An updated study from the Williams Institute at UCLA School of Law ranked the world's nations by levels of LGBT acceptance. The current report updates and expands a previous Williams Institute report, "Polarized Progress: Social Acceptance of LGBT People in 141 Countries, 1981 to 2014."
Coming in at number 1 is the island nation of Iceland, known for its natural beauty, for being the home of pop star Björk, and for being the first country to have an LGBT prime minister on anything but a fill-in basis, lesbian Jóhanna Sigurdardóttir, who served from 2009 to 2013 (pictured above is Iceland's capital, Reykjavik). Nearly all of the most accepting nations were in Europe, with the Netherlands, Sweden, Andorra, and Norway rounding out the top five.
The findings looked at survey data from respondents who were asked their beliefs on the morality of homosexuality, the desire for an LGBT coworker, and the acceptability of discrimination, among other questions. The data was compiled from 2009 to 2013 and compared to responses to similar questions asked from 2004 to 2008. When it came to the five most accepting nations for LGBT people, the ranking did not change from data culled from 2004to 2008 to the 2009-2013 research.

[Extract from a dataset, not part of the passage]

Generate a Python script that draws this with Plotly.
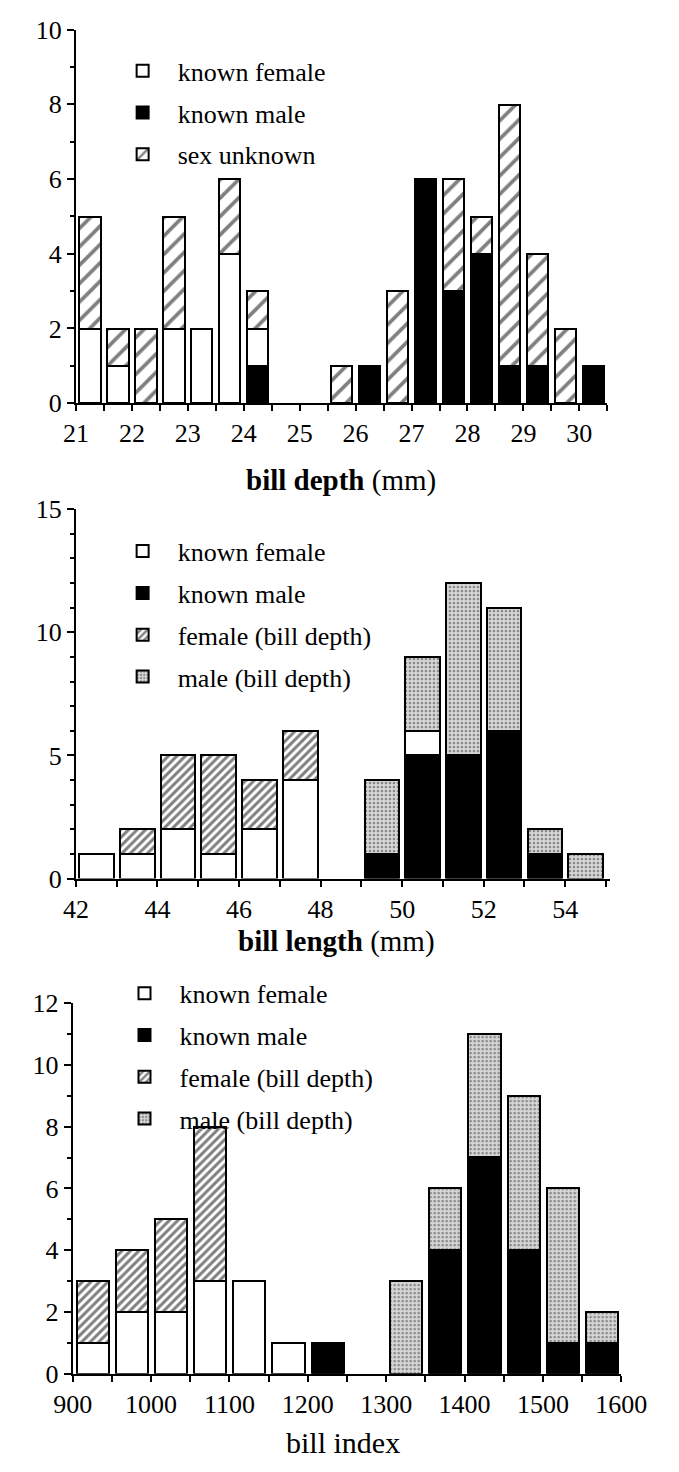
import plotly.graph_objects as go

# ---------------- data ----------------
depth_bins = [21.25, 21.75, 22.25, 22.75, 23.25, 23.75, 24.25, 24.75, 25.25, 25.75,
              26.25, 26.75, 27.25, 27.75, 28.25, 28.75, 29.25, 29.75, 30.25]
depth_female = [2, 1, 0, 2, 2, 4, 1, 0, 0, 0, 0, 0, 0, 0, 0, 0, 0, 0, 0]
depth_male = [0, 0, 0, 0, 0, 0, 1, 0, 0, 0, 1, 0, 6, 3, 4, 1, 1, 0, 1]
depth_unknown = [3, 1, 2, 3, 0, 2, 1, 0, 0, 1, 0, 3, 0, 3, 1, 7, 3, 2, 0]

length_bins = [42.5, 43.5, 44.5, 45.5, 46.5, 47.5, 48.5, 49.5, 50.5, 51.5, 52.5, 53.5, 54.5]
length_female = [1, 1, 2, 1, 2, 4, 0, 0, 1, 0, 0, 0, 0]
length_male = [0, 0, 0, 0, 0, 0, 0, 1, 5, 5, 6, 1, 0]
length_female_bd = [0, 1, 3, 4, 2, 2, 0, 0, 0, 0, 0, 0, 0]
length_male_bd = [0, 0, 0, 0, 0, 0, 0, 3, 3, 7, 5, 1, 1]

index_bins = [925, 975, 1025, 1075, 1125, 1175, 1225, 1275, 1325, 1375, 1425, 1475, 1525, 1575]
index_female = [1, 2, 2, 3, 3, 1, 0, 0, 0, 0, 0, 0, 0, 0]
index_male = [0, 0, 0, 0, 0, 0, 1, 0, 0, 4, 7, 4, 1, 1]
index_female_bd = [2, 2, 3, 5, 0, 0, 0, 0, 0, 0, 0, 0, 0, 0]
index_male_bd = [0, 0, 0, 0, 0, 0, 0, 0, 3, 2, 4, 5, 5, 1]

# ---------------- helpers ----------------
W, H = 679, 1472
FONT = "Liberation Serif"


def px(x):
    return x / W


def py(y):
    return 1 - y / H


def nz(vals):
    return [v if v else None for v in vals]


STYLES = {
    "male": dict(color="black"),
    "female": dict(color="white"),
    "hatch_sparse": dict(color="white", pattern=dict(shape="/", fgcolor="black", bgcolor="white",
                                                    size=13, solidity=0.28)),
    "hatch": dict(color="white", pattern=dict(shape="/", fgcolor="black", bgcolor="white",
                                             size=6, solidity=0.5)),
    "dots": dict(color="#d0d0d0", pattern=dict(shape=".", fgcolor="#333333", bgcolor="#d6d6d6",
                                              size=4, solidity=0.3)),
}

fig = go.Figure()


def add(x, y, name, style, xa, ya, legend, width, rank):
    st = STYLES[style]
    marker = dict(color=st["color"], line=dict(color="black", width=2))
    if "pattern" in st:
        marker["pattern"] = st["pattern"]
    fig.add_trace(go.Bar(x=x, y=nz(y), name=name, marker=marker, xaxis=xa, yaxis=ya,
                         width=width, legend=legend, legendgroup=legend + str(rank),
                         legendrank=rank, showlegend=True))


# top panel (stack: male, female, unknown)
add(depth_bins, depth_male, "known male", "male", "x", "y", "legend", 0.38, 2)
add(depth_bins, depth_female, "known female", "female", "x", "y", "legend", 0.38, 1)
add(depth_bins, depth_unknown, "sex unknown", "hatch_sparse", "x", "y", "legend", 0.38, 3)

# middle panel
add(length_bins, length_male, "known male", "male", "x2", "y2", "legend2", 0.85, 2)
add(length_bins, length_female, "known female", "female", "x2", "y2", "legend2", 0.85, 1)
add(length_bins, length_female_bd, "female (bill depth)", "hatch", "x2", "y2", "legend2", 0.85, 3)
add(length_bins, length_male_bd, "male (bill depth)", "dots", "x2", "y2", "legend2", 0.85, 4)

# bottom panel
add(index_bins, index_male, "known male", "male", "x3", "y3", "legend3", 41, 2)
add(index_bins, index_female, "known female", "female", "x3", "y3", "legend3", 41, 1)
add(index_bins, index_female_bd, "female (bill depth)", "hatch", "x3", "y3", "legend3", 41, 3)
add(index_bins, index_male_bd, "male (bill depth)", "dots", "x3", "y3", "legend3", 41, 4)

tickfont = dict(family=FONT, size=26, color="black")


def xax(domain, rng, dtick, minor, anchor):
    return dict(domain=domain, range=rng, dtick=dtick,
                showline=True, linecolor="black", linewidth=2, ticks="outside",
                ticklen=6, tickwidth=2, tickcolor="black", showgrid=False, zeroline=False,
                tickfont=tickfont, anchor=anchor, fixedrange=True,
                minor=dict(dtick=minor, ticks="outside", ticklen=6, tickwidth=2,
                           tickcolor="black", showgrid=False))


def yax(domain, rng, dtick, anchor):
    return dict(domain=domain, range=rng, dtick=dtick, showline=True, linecolor="black",
                linewidth=2, ticks="outside", ticklen=7, tickwidth=2, tickcolor="black",
                showgrid=False, zeroline=False, tickfont=tickfont, anchor=anchor,
                fixedrange=True,
                minor=dict(dtick=1, ticks="outside", ticklen=4, tickwidth=1.5,
                           tickcolor="black", showgrid=False))


legfont = dict(family=FONT, size=26, color="black")


def leg(x, y):
    return dict(x=x, y=y, xanchor="left", yanchor="top", font=legfont,
                bgcolor="rgba(0,0,0,0)", traceorder="grouped", tracegroupgap=5,
                itemwidth=60)


def title(text, x, y, size):
    return dict(text=text, x=px(x), y=py(y), xref="paper", yref="paper",
                xanchor="center", yanchor="middle", showarrow=False,
                font=dict(family=FONT, size=size, color="black"))


fig.update_layout(
    width=W, height=H, margin=dict(l=0, r=0, t=0, b=0),
    paper_bgcolor="white", plot_bgcolor="white",
    barmode="stack", bargap=0,
    font=dict(family=FONT, color="black"),
    xaxis=xax([px(60), px(630)], [21, 30.5], 1, 0.5, "y"),
    yaxis=yax([py(397), py(16)], [0, 10], 2, "x"),
    xaxis2=xax([px(60), px(633)], [42, 55.1], 2, 1, "y2"),
    yaxis2=yax([py(882), py(505)], [0, 15], 5, "x2"),
    xaxis3=xax([px(56.5), px(645)], [900, 1600], 100, 50, "y3"),
    yaxis3=yax([py(1387), py(1009)], [0, 12], 2, "x3"),
    legend=leg(px(94), py(34)),
    legend2=leg(px(94), py(524)),
    legend3=leg(px(96), py(975)),
    annotations=[
        title("<b>bill depth</b> (mm)", 344, 476, 29),
        title("<b>bill length</b> (mm)", 340, 946, 29),
        title("bill index", 347, 1457, 30),
    ],
)

fig.write_html("out.html", config={"displayModeBar": False},
               post_script="document.body.style.margin='0';document.body.style.overflow='hidden';")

The United States came in at number 23 in this most recent findings, rising from number 25 in the 2004-2008 data. Malta, Uruguay, Argentina, and Australia all ranked higher than the U.S. in the most recent list.
The report found that some of the homophobic, biphobic, and transphobic nations on Earth became even more so in intervening years. At the bottom of the Williams Institute list were Azerbaijan (the least accepting nation), Georgia, Saudi Arabia, Bangladesh, and Egypt.
Of the countries studied, 131 (75 percent) have experienced an increase in acceptance since 1981, nine countries (16 percent) experienced no change, and 27 (9 percent) had a decrease in acceptance.
"Sexual and gender minorities all over the world are heavily impacted by the attitudes and beliefs of those around them," study author Andrew R. Flores, visiting scholar at the Williams Institute, said in a statement, "More acceptance is related to less bullying and violence, better physical and mental health and less discrimination."